Data -

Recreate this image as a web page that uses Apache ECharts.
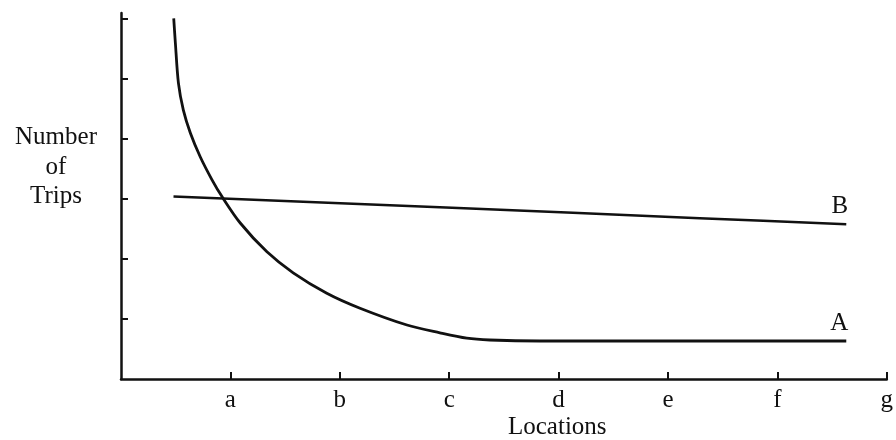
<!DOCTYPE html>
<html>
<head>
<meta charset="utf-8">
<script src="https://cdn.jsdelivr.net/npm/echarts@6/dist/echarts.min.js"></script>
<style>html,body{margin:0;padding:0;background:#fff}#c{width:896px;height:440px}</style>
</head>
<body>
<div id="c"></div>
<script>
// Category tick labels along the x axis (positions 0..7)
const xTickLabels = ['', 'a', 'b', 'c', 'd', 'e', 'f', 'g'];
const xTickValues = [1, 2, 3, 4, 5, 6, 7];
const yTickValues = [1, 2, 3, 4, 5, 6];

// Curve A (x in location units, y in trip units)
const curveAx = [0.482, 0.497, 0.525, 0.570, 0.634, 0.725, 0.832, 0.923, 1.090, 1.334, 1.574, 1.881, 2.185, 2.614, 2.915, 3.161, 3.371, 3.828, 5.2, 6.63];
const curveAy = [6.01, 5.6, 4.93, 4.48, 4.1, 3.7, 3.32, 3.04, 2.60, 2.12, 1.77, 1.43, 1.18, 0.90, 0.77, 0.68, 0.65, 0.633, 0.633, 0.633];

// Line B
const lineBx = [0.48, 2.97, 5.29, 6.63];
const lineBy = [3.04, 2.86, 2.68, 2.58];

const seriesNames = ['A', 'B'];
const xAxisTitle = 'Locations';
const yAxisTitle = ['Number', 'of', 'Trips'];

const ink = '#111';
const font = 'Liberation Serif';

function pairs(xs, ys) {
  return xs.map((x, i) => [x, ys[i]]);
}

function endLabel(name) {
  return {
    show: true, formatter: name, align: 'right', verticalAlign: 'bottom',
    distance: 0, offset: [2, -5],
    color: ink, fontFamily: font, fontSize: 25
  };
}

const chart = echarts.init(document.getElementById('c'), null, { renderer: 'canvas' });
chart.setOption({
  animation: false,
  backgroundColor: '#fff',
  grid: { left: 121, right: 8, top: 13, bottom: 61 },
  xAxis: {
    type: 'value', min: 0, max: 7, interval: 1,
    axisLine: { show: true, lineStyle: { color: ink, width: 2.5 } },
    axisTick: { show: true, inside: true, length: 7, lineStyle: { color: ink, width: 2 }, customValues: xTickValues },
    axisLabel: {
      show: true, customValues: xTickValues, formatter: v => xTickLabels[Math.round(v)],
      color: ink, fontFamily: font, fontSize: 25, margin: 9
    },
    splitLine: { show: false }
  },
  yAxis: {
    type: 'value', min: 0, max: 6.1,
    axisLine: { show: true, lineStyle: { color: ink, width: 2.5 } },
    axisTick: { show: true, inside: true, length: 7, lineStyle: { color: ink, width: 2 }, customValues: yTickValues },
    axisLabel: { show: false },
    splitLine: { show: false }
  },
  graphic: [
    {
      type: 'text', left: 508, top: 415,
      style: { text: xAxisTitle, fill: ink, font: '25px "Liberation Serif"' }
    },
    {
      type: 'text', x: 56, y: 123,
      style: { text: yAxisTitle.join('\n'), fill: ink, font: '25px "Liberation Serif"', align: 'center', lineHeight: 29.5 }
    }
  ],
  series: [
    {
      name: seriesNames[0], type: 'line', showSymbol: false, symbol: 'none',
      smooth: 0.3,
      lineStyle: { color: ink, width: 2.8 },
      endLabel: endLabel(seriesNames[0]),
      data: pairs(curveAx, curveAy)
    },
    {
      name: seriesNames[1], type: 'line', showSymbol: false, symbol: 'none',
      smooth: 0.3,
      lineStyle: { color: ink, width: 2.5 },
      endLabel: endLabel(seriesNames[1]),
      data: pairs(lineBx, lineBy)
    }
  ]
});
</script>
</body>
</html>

Aim - Repeat exactly and only the lines from the start of the data above through the line that holds "const yTickValues = [1, 2, 3, 4, 5, 6];", inclusive. Pictures do not belong in the copy.

Finished exercise -
Recreate this image as a web page that uses Apache ECharts.
<!DOCTYPE html>
<html>
<head>
<meta charset="utf-8">
<script src="https://cdn.jsdelivr.net/npm/echarts@6/dist/echarts.min.js"></script>
<style>html,body{margin:0;padding:0;background:#fff}#c{width:896px;height:440px}</style>
</head>
<body>
<div id="c"></div>
<script>
// Category tick labels along the x axis (positions 0..7)
const xTickLabels = ['', 'a', 'b', 'c', 'd', 'e', 'f', 'g'];
const xTickValues = [1, 2, 3, 4, 5, 6, 7];
const yTickValues = [1, 2, 3, 4, 5, 6];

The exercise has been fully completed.